[HONG KONG] UBS Group AG has shifted more than US$5 billion of riskier Asia-Pacific deposits into alternative cash investments as new rules raise the cost of holding them.
The world's largest manager of millionaires' money has helped some clients such as hedge funds move their cash into assets held in structures including special purpose vehicles, according to Alessandro Caironi, head of capital market and banking product sales for Asia Pacific at the Swiss bank's wealth management arm.
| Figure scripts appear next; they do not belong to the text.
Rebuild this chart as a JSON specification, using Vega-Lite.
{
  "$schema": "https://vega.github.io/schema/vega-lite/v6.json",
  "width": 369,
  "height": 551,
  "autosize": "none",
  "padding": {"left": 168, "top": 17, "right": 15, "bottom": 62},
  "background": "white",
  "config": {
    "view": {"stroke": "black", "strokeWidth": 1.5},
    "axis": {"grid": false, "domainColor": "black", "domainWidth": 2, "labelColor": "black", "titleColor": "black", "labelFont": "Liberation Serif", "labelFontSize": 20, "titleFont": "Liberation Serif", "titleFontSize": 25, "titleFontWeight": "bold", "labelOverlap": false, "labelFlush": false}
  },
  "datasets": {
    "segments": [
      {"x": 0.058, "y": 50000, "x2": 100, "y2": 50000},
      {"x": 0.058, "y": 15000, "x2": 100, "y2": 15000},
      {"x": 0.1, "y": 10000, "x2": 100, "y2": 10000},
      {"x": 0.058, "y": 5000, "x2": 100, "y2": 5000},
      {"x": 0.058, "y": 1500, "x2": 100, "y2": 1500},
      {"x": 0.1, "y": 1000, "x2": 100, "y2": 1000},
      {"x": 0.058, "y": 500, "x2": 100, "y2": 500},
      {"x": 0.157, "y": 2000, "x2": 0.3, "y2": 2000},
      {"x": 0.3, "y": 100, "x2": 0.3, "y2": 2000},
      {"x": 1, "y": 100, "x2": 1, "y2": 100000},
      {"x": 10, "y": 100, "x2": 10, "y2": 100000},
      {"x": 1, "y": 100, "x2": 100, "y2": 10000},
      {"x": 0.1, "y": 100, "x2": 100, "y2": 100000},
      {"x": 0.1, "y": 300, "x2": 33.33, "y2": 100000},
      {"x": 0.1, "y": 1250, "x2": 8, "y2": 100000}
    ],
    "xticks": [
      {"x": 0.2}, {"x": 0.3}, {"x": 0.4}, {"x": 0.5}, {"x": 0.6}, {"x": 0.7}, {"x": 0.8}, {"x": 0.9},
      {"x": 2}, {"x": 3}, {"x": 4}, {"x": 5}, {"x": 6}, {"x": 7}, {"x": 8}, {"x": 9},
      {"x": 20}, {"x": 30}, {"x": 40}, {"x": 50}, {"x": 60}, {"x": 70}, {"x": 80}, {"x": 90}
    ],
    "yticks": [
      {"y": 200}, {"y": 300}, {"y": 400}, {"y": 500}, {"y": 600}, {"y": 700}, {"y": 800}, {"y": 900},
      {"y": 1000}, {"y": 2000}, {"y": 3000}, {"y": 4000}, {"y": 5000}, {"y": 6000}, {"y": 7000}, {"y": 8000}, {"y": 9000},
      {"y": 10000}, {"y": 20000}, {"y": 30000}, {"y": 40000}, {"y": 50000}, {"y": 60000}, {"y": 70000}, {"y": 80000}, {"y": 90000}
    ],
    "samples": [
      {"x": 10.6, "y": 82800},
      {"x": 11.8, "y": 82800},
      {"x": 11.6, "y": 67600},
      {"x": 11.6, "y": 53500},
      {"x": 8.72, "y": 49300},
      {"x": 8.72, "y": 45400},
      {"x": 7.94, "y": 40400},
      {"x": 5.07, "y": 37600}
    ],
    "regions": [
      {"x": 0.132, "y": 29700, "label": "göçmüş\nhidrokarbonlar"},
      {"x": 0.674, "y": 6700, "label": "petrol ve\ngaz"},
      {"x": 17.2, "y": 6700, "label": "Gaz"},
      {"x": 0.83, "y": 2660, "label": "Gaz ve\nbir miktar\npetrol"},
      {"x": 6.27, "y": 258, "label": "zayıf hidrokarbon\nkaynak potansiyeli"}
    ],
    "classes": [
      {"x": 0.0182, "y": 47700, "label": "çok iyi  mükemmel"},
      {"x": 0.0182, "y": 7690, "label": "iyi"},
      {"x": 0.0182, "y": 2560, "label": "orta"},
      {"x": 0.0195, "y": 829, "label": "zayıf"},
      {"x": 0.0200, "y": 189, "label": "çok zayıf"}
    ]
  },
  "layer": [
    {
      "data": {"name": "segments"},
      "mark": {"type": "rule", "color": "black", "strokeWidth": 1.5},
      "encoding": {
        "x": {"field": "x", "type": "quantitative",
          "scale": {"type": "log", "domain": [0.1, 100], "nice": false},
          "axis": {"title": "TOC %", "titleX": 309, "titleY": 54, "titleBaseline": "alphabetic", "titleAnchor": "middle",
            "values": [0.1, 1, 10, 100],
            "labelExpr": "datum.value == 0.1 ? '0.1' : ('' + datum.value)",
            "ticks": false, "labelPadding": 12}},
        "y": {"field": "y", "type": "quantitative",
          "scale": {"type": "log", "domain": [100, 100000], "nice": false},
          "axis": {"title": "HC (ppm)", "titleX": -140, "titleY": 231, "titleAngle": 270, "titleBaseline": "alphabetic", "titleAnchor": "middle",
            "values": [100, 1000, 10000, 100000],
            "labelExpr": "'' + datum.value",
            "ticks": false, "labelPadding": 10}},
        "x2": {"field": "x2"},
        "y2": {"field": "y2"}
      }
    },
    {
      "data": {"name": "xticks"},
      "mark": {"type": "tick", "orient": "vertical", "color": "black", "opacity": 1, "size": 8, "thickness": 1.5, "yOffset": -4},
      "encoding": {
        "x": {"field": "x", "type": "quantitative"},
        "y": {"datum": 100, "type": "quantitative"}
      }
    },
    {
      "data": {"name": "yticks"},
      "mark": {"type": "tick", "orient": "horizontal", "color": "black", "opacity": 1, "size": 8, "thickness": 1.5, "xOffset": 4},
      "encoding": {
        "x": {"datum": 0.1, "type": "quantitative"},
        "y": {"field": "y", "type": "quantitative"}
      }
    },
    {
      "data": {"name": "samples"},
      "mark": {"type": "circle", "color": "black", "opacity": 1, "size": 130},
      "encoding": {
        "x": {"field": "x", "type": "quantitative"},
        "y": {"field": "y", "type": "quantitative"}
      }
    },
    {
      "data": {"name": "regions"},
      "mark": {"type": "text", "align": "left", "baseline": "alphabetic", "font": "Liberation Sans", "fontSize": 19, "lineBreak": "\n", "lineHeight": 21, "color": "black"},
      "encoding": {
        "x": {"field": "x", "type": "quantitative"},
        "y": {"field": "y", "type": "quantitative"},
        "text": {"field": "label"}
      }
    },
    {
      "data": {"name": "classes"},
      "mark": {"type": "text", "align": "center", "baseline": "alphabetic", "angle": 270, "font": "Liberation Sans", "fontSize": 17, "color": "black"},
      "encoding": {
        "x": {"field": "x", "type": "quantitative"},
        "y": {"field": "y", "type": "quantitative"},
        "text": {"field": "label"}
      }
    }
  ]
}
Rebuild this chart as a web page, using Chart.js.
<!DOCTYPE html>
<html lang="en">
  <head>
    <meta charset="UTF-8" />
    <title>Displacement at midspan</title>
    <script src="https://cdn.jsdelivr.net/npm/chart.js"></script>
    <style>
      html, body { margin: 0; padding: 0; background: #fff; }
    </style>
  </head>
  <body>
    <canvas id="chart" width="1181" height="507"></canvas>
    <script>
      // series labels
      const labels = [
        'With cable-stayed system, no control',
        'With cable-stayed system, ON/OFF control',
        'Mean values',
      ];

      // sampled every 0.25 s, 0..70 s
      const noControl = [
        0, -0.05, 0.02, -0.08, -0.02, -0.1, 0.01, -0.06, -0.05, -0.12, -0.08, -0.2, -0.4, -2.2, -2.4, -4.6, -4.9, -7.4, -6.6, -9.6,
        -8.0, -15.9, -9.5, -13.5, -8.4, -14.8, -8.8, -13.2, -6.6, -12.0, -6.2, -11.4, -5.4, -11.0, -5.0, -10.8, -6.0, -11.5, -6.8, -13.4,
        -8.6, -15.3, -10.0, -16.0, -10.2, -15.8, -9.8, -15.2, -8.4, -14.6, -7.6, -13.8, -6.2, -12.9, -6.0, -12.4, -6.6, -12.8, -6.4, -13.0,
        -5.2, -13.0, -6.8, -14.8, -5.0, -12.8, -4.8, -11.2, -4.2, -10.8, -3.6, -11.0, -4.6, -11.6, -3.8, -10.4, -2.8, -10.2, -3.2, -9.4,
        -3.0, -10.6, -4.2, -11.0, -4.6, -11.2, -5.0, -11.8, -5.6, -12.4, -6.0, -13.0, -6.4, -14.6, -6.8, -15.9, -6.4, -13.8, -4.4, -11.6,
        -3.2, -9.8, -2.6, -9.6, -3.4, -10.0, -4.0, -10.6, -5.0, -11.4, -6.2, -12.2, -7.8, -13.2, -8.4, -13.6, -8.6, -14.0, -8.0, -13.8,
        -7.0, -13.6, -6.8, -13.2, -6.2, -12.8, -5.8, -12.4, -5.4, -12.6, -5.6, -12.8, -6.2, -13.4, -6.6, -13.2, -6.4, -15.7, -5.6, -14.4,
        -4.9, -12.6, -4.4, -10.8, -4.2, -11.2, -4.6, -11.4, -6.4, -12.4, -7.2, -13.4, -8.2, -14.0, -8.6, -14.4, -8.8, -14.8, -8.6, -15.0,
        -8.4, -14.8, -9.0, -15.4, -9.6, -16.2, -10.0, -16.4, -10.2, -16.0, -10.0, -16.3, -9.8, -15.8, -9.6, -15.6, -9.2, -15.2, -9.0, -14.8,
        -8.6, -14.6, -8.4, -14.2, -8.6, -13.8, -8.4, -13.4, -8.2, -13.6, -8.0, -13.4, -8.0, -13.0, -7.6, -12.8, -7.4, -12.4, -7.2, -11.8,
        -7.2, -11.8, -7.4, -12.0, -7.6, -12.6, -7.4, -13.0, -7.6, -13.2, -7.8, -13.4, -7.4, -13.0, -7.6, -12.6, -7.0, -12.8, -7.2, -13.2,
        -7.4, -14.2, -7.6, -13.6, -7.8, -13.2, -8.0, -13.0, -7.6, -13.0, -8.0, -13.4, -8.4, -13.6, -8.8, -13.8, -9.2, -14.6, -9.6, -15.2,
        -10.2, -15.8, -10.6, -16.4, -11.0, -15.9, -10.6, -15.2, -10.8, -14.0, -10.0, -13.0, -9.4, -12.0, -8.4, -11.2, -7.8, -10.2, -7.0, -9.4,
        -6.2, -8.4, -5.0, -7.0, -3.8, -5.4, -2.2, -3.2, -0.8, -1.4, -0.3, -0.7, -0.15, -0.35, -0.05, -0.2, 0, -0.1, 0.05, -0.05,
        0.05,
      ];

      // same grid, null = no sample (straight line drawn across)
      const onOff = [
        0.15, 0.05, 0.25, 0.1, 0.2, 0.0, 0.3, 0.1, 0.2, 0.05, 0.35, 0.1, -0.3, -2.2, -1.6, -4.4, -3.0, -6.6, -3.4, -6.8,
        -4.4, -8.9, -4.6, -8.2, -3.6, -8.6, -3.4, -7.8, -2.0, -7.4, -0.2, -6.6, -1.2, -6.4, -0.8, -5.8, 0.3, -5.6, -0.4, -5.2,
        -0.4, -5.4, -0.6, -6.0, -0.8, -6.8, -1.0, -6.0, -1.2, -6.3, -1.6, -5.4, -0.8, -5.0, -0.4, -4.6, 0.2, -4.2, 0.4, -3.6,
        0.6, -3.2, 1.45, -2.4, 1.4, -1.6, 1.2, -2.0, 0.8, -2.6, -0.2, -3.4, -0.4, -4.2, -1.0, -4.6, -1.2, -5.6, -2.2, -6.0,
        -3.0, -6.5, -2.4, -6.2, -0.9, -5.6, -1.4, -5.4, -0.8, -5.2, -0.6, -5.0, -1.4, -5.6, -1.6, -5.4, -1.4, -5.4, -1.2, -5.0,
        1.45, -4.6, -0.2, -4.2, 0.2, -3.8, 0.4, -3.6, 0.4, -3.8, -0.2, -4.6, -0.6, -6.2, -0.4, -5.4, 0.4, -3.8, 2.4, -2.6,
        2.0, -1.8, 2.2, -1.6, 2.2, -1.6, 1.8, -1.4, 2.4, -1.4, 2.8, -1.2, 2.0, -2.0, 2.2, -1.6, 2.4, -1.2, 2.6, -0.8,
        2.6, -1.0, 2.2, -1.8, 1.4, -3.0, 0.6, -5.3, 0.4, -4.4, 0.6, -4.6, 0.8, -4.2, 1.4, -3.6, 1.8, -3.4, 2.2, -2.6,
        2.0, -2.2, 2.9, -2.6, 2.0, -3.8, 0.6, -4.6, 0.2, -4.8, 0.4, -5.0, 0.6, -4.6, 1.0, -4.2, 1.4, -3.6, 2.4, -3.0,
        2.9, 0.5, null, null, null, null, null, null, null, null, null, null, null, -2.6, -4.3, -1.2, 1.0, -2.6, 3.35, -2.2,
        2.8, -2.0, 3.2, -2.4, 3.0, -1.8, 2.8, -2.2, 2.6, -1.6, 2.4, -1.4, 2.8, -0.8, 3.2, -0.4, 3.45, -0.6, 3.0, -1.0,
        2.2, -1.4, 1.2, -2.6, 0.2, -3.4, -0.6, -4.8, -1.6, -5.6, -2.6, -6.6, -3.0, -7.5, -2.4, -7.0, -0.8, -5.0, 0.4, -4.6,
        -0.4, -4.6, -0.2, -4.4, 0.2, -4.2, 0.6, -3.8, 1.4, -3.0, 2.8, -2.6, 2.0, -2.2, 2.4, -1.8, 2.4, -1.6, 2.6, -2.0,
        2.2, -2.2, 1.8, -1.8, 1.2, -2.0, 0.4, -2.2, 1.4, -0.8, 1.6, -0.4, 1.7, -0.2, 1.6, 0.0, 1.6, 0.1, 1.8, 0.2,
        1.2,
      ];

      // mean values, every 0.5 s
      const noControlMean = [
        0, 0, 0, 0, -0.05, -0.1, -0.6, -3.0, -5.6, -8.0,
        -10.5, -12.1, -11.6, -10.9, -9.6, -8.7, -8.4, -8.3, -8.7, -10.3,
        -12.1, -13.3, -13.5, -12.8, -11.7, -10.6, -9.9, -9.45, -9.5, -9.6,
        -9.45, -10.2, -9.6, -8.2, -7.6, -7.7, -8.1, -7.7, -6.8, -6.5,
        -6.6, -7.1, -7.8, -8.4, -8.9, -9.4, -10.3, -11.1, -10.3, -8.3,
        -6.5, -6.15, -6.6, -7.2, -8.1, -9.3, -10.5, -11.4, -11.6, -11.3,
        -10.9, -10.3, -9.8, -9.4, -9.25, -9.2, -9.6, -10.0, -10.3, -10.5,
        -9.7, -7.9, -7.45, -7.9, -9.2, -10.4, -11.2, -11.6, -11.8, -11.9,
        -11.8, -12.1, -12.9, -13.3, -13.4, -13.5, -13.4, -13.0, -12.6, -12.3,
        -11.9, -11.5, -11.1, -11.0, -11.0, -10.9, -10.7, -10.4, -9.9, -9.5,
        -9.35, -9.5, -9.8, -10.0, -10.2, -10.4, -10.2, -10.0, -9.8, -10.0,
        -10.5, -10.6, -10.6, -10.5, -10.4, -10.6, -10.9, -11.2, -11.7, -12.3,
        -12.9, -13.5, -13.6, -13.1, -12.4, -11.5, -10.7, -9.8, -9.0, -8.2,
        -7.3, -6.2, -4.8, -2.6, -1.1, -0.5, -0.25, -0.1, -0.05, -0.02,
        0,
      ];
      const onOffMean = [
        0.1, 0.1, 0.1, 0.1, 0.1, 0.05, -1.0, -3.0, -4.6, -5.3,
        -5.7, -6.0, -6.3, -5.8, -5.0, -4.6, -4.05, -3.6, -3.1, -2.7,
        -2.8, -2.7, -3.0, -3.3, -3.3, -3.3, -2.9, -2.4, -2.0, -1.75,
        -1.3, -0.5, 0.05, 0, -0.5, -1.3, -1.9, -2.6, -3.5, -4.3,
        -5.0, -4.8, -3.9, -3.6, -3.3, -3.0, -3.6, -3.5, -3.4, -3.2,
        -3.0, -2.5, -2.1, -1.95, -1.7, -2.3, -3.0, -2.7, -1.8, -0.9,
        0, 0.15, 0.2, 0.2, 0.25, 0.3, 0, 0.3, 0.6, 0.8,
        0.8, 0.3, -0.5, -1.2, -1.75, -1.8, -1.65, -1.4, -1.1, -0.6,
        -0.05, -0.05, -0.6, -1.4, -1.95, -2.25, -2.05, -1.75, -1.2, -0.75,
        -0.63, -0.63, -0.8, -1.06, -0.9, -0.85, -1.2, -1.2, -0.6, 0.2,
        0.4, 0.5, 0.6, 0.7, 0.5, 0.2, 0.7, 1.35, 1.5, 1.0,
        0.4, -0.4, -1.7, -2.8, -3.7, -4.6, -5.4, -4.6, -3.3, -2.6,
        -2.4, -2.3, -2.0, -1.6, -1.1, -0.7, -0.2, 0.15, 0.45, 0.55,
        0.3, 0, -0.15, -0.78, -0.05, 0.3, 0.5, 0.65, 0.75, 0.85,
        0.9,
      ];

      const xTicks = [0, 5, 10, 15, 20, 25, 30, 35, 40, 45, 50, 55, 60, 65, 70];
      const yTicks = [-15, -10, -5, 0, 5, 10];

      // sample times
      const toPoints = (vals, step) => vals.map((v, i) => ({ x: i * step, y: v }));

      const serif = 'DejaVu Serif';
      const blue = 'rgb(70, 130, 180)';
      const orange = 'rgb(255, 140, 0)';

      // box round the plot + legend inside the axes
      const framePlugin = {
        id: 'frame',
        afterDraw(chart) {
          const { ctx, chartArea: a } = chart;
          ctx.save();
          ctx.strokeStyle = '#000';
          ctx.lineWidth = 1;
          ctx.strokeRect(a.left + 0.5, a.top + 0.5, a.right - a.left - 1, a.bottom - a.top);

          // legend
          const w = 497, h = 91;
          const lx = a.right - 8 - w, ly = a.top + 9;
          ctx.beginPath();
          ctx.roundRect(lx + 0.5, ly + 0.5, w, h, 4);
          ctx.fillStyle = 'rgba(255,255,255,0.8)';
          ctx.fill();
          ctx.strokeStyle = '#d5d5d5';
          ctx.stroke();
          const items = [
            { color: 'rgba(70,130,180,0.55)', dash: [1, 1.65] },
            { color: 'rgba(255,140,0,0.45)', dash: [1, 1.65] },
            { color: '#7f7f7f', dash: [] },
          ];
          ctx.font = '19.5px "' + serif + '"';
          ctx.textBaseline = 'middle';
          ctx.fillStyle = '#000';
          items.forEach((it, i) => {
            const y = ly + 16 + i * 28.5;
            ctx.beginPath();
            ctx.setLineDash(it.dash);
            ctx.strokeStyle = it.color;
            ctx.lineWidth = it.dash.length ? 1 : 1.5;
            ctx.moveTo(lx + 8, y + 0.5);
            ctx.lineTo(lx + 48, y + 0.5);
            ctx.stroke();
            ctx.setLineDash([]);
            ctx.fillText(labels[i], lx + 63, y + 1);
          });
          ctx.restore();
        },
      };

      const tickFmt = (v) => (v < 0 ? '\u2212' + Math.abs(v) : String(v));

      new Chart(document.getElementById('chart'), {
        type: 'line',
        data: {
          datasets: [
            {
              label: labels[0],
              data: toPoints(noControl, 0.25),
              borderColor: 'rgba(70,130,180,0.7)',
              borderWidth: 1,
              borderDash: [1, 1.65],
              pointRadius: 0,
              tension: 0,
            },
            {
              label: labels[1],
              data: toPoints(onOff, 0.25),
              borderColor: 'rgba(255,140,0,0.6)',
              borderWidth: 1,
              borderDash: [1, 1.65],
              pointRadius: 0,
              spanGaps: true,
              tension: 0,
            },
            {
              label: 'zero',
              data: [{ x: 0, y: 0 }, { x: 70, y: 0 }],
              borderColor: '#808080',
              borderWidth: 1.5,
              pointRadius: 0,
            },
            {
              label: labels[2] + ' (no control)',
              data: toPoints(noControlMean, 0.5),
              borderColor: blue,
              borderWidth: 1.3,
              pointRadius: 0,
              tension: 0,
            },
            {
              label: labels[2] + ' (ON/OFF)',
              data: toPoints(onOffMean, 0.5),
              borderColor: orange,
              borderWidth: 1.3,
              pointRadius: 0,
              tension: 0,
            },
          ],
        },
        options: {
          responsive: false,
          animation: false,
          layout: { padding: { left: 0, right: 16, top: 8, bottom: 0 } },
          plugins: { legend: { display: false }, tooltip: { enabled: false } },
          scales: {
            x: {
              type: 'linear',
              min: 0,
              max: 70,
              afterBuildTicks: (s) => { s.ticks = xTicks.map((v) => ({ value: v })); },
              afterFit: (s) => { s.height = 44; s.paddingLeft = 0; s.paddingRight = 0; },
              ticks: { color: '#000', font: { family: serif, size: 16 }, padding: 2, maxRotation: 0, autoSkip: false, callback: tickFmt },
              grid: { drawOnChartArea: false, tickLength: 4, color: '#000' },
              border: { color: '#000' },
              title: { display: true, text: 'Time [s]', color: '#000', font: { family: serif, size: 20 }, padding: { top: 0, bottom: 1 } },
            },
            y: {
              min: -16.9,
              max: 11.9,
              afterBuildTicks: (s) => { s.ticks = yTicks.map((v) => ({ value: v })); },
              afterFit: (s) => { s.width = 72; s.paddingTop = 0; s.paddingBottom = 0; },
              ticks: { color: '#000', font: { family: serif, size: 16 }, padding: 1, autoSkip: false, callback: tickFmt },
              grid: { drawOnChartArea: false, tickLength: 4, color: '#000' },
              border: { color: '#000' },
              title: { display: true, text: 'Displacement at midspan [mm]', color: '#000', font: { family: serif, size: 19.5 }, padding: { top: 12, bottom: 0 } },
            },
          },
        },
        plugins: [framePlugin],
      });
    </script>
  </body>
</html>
In return, clients receive securities such as short-term structured notes.
"Clients investing cash in these alternative products done via SPVs get a higher coupon than they normally would," Hong Kong-based Mr Caironi said. "UBS benefits from being able to keep the accounts of these deposit holders, for relationship purposes and potential transactions in future." The global implementation of Basel III capital rules designed to make banks safer is making certain deposits more costly to hold, including those from hedge funds. JPMorgan Chase & Co, Citigroup Inc, HSBC Holdings Plc, Deutsche Bank AG and Bank of America Corp have reportedly told clients that new regulations are making some deposits less profitable, or warned some they'll be charged fees on them.
The Asia-Pacific deposits that UBS has moved into alternative structures are mainly in US dollars and Japanese yen, and the money manager plans to offer other Asian currencies later this month, he said.
"In times of distress, the perception is that hedge funds are likely to withdraw the cash for other uses than let it sit in the bank," said Graham Lim, a partner at law firm Jones Day, whose focus includes banking and finance. "Banks are going to find ways to try to keep this kind of cash." Other solutions for these deposits can include lenders offering better rates for longer lock-up periods, using derivatives such as basis swaps or putting the assets in regulated money market funds which are widely seen as almost as good as cash, Hong Kong-based Mr Lim said.
Besides UBS, Citi has also been selling deposit alternatives to cash-rich clients in Asia. The collaterised fund solutions can earn investors a spread above Libor rates, according to Cyrille Troublaiewitch, head of the US bank's multi-asset group for Asia Pacific.
"So far, we have used this solution for corporates and high net worth clients," Hong Kong-based Troublaiewitch said. "Such a structure isn't a deposit and is therefore not guaranteed by any protection scheme." The new rules may require more preparation for additional or unforeseen risks. Some banks have undertaken analysis to calculate a risk-adjusted deposit value within their portfolios, according to Toby Pittaway, head of corporate and industrial banking for Asia Pacific at management consultancy Oliver Wyman.
"These analyses are being used to inform strategic decisions on how and where to manage down, or up, deposit volumes to optimise costly liquidity regulation requirements," he said.